New Delhi: The Delhi High Court on Thursday reiterated that the Associated Journals Ltd (AJL), publisher of the National Herald newspaper, has to vacate its Herald House premises here.

Hearing the AJL’s challenge to the Centre’s decision asking it to vacate the building, a Division Bench of Chief Justice Rajendra Menon and Justice V. Kameswar Rao rejected its plea and directed it to vacate the building on the Bahadur Shah Zafar Marg at ITO.

“We have no hesitation in holding that the entire transaction of transferring the shares of AJL to Young Indian was nothing but, as held by the learned writ court, a clandestine and surreptitious transfer of the lucrative interest in the premises to Young Indian,” the court said, adding that it “only indicates the dishonest and fraudulent design behind such transaction”.

The AJL had challenged the December 21 order of a single judge bench that dismissed its plea against the Urban Development Ministry, which on October 30, 2018, had said that AJL’s 56-year-old lease on Herald House has ended and it must vacate.

The division bench upheld the single judge bench order saying that it has not seen any reason to make any indulgence into a reasonable order passed by the court earlier in the facts and circumstances of the present case.

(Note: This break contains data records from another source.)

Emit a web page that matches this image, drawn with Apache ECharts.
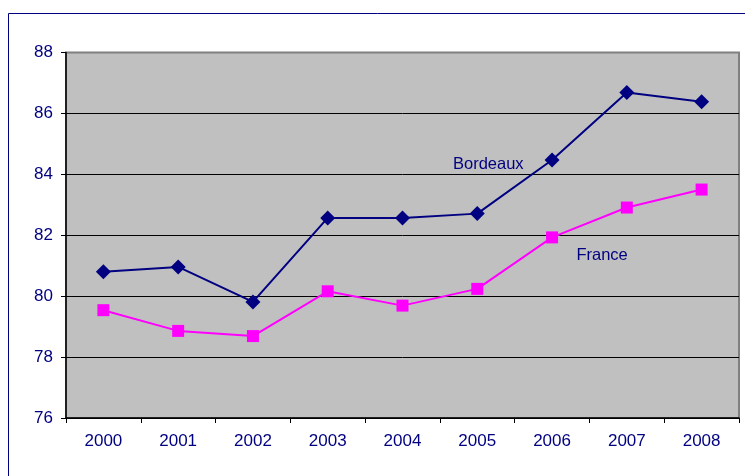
<!DOCTYPE html>
<html><head><meta charset="utf-8">
<script src="https://cdn.jsdelivr.net/npm/echarts@6/dist/echarts.min.js"></script>
<style>html,body{margin:0;padding:0;background:#fff}#c{width:745px;height:476px}</style>
</head><body><div id="c"></div>
<script>
const years = ['2000','2001','2002','2003','2004','2005','2006','2007','2008'];
const bordeaux = [80.80, 80.96, 79.81, 82.57, 82.57, 82.71, 84.47, 86.69, 86.38];
const france = [79.54, 78.86, 78.69, 80.16, 79.69, 80.24, 81.93, 82.91, 83.50];
const yTicks = [76, 78, 80, 82, 84, 86, 88];

const navy = '#000080', pink = '#FF00FF';
const font = 'Liberation Sans, Arial, sans-serif';

function withLabel(arr, idx, text, offset) {
  return arr.map((v, i) => i === idx ? {
    value: v,
    label: { show: true, formatter: text, position: 'inside', offset: offset,
      color: navy, fontSize: 16.5, fontFamily: font }
  } : v);
}

const chart = echarts.init(document.getElementById('c'));
chart.setOption({
  animation: false,
  backgroundColor: '#fff',
  graphic: [{ type: 'rect', shape: { x: 8.5, y: 13.5, width: 800, height: 500 },
    style: { fill: 'none', stroke: navy, lineWidth: 1 }, z: -1 }],
  grid: { left: 66, right: 6, top: 52.5, bottom: 58, show: true,
    backgroundColor: '#C0C0C0', borderColor: '#808080', borderWidth: 2 },
  xAxis: { type: 'category', data: years, boundaryGap: true,
    axisLine: { lineStyle: { color: '#000', width: 1.5 } },
    axisTick: { show: true, length: 5, lineStyle: { color: '#000' } },
    axisLabel: { color: navy, fontSize: 17, fontFamily: font, margin: 15 } },
  yAxis: { type: 'value', min: yTicks[0], max: yTicks[yTicks.length - 1], interval: 2,
    axisLine: { show: true, lineStyle: { color: '#000', width: 1.5 } },
    axisTick: { show: true, length: 5, lineStyle: { color: '#000' } },
    axisLabel: { color: navy, fontSize: 17, fontFamily: font, margin: 13,
      formatter: v => yTicks.includes(v) ? String(v) : '' },
    splitLine: { lineStyle: { color: ['#000','#000','#000','#000','#000','#000','#808080'], width: 1 } } },
  series: [
    { name: 'Bordeaux', type: 'line', data: withLabel(bordeaux, 5, 'Bordeaux', [11, -49]),
      symbol: 'diamond', symbolSize: 15, lineStyle: { color: navy, width: 2 },
      itemStyle: { color: navy }, z: 3 },
    { name: 'France', type: 'line', data: withLabel(france, 6, 'France', [50, 18]),
      symbol: 'rect', symbolSize: 12, lineStyle: { color: pink, width: 2 },
      itemStyle: { color: pink }, z: 2 }
  ]
});
</script></body></html>
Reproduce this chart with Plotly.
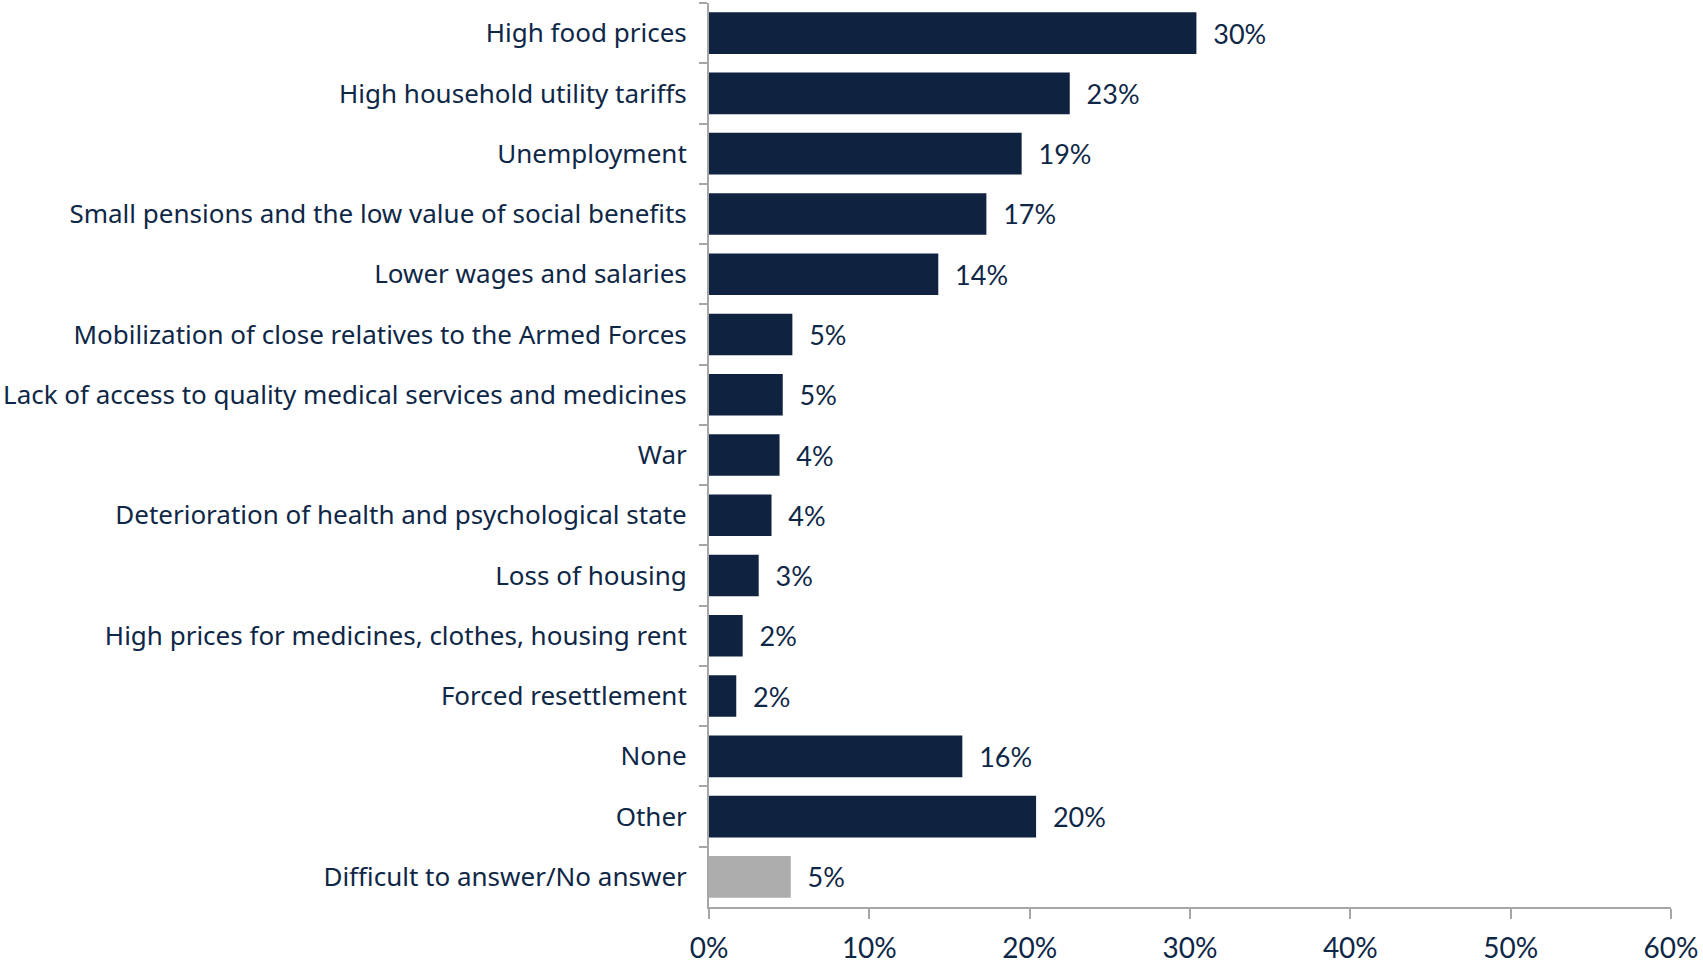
import plotly.graph_objects as go

categories = [
    "High food prices",
    "High household utility tariffs",
    "Unemployment",
    "Small pensions and the low value of social benefits",
    "Lower wages and salaries",
    "Mobilization of close relatives to the Armed Forces",
    "Lack of access to quality medical services and medicines",
    "War",
    "Deterioration of health and psychological state",
    "Loss of housing",
    "High prices for medicines, clothes, housing rent",
    "Forced resettlement",
    "None",
    "Other",
    "Difficult to answer/No answer",
]
values = [30.4, 22.5, 19.5, 17.3, 14.3, 5.2, 4.6, 4.4, 3.9, 3.1, 2.1, 1.7, 15.8, 20.4, 5.1]
labels = ["30%", "23%", "19%", "17%", "14%", "5%", "5%", "4%", "4%", "3%", "2%", "2%", "16%", "20%", "5%"]
x_ticks = [0, 10, 20, 30, 40, 50, 60]

NAVY = "#0F2341"
GRAY = "#ADADAD"
AXIS = "#A6A6A6"
TEXT = "#0E2747"
colors = [NAVY] * (len(categories) - 1) + [GRAY]

fig = go.Figure(
    go.Bar(
        x=values,
        y=categories,
        orientation="h",
        marker=dict(color=colors, line=dict(width=0)),
        text=["  " + t for t in labels],
        textposition="outside",
        cliponaxis=False,
        textfont=dict(family="Lato, Open Sans, sans-serif", size=27, color=TEXT),
    )
)

fig.update_layout(
    width=1703,
    height=965,
    margin=dict(l=709, r=32, t=3, b=58),
    plot_bgcolor="white",
    paper_bgcolor="white",
    bargap=0.31,
    showlegend=False,
    xaxis=dict(
        range=[0, 60],
        tickvals=x_ticks,
        ticktext=[f"{v}%" for v in x_ticks],
        showgrid=False,
        zeroline=False,
        showline=True,
        linecolor=AXIS,
        linewidth=2,
        ticks="outside",
        ticklen=10,
        tickwidth=2,
        tickcolor=AXIS,
        ticklabelstandoff=5,
        automargin=False,
        tickfont=dict(family="Lato, Open Sans, sans-serif", size=28, color=TEXT),
    ),
    yaxis=dict(
        autorange="reversed",
        showgrid=False,
        showline=True,
        linecolor=AXIS,
        linewidth=2,
        ticks="outside",
        tickson="boundaries",
        ticklen=8,
        tickwidth=2,
        tickcolor=AXIS,
        ticklabelstandoff=15,
        automargin=False,
        tickfont=dict(family="Noto Sans, sans-serif", size=26, color=TEXT),
    ),
)

fig.write_html(
    "out.html",
    config={"displayModeBar": False},
    post_script="document.body.style.margin='0';document.body.style.padding='0';window.dispatchEvent(new Event('resize'));",
)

“We find that in this case the finding with regard to no press activity being carried out in the premises for about ten years, misuse of land and 100 per cent transfer of shares to another company are all subject matters of four notices issued to the petitioner (AJL),” the court said.

“The petitioner submitted voluminous documents and replies to these notices which made allegations of unauthorized construction, unauthorized permission to Akash Gift Gallery, clandestine transfer for ulterior motive etc. and the petitioners had in fact admitted the position with regard to there being no press activity and admitted non-publication of the newspaper due to financial trouble for more than eight years.”

The court noted that the press was installed, a licence obtained and publication commenced after September 24, 2017.

“If all these factors are taken note of and a decision is taken by the respondents to say that the dominant purpose for which the lease was granted has been violated and there has been misuse of the conditions of the lease, in the absence of mala fides or ulterior motive having been established, the writ court has rightly refused to interfere into the matter,” the court said.

The Centre had requested the court to dismiss the appeal saying that Young Indian company, in which Congress President Rahul Gandhi and his mother Sonia Gandhi are shareholders, was formed with an intention to take over the Herald House.

The single judge bench, in its order on December 21, had noted that by transfer of AJL’s 99 per cent shares to Young Indian company, the beneficial interest of AJL’s property worth Rs 413.40 crore stands clandestinely transferred to Young Indian company.

However, senior advocate Abhishek Manu Singhvi defended AJL and denied the allegations.

He also told the court that the digital version of the newspaper was started on November 14, 2016, while the publication of weekly “National Herald on Sunday” was resumed on September 24, 2017.

The government has said that National Herald was revived only after the Centre sent a notice for inspection of the property in September 2016.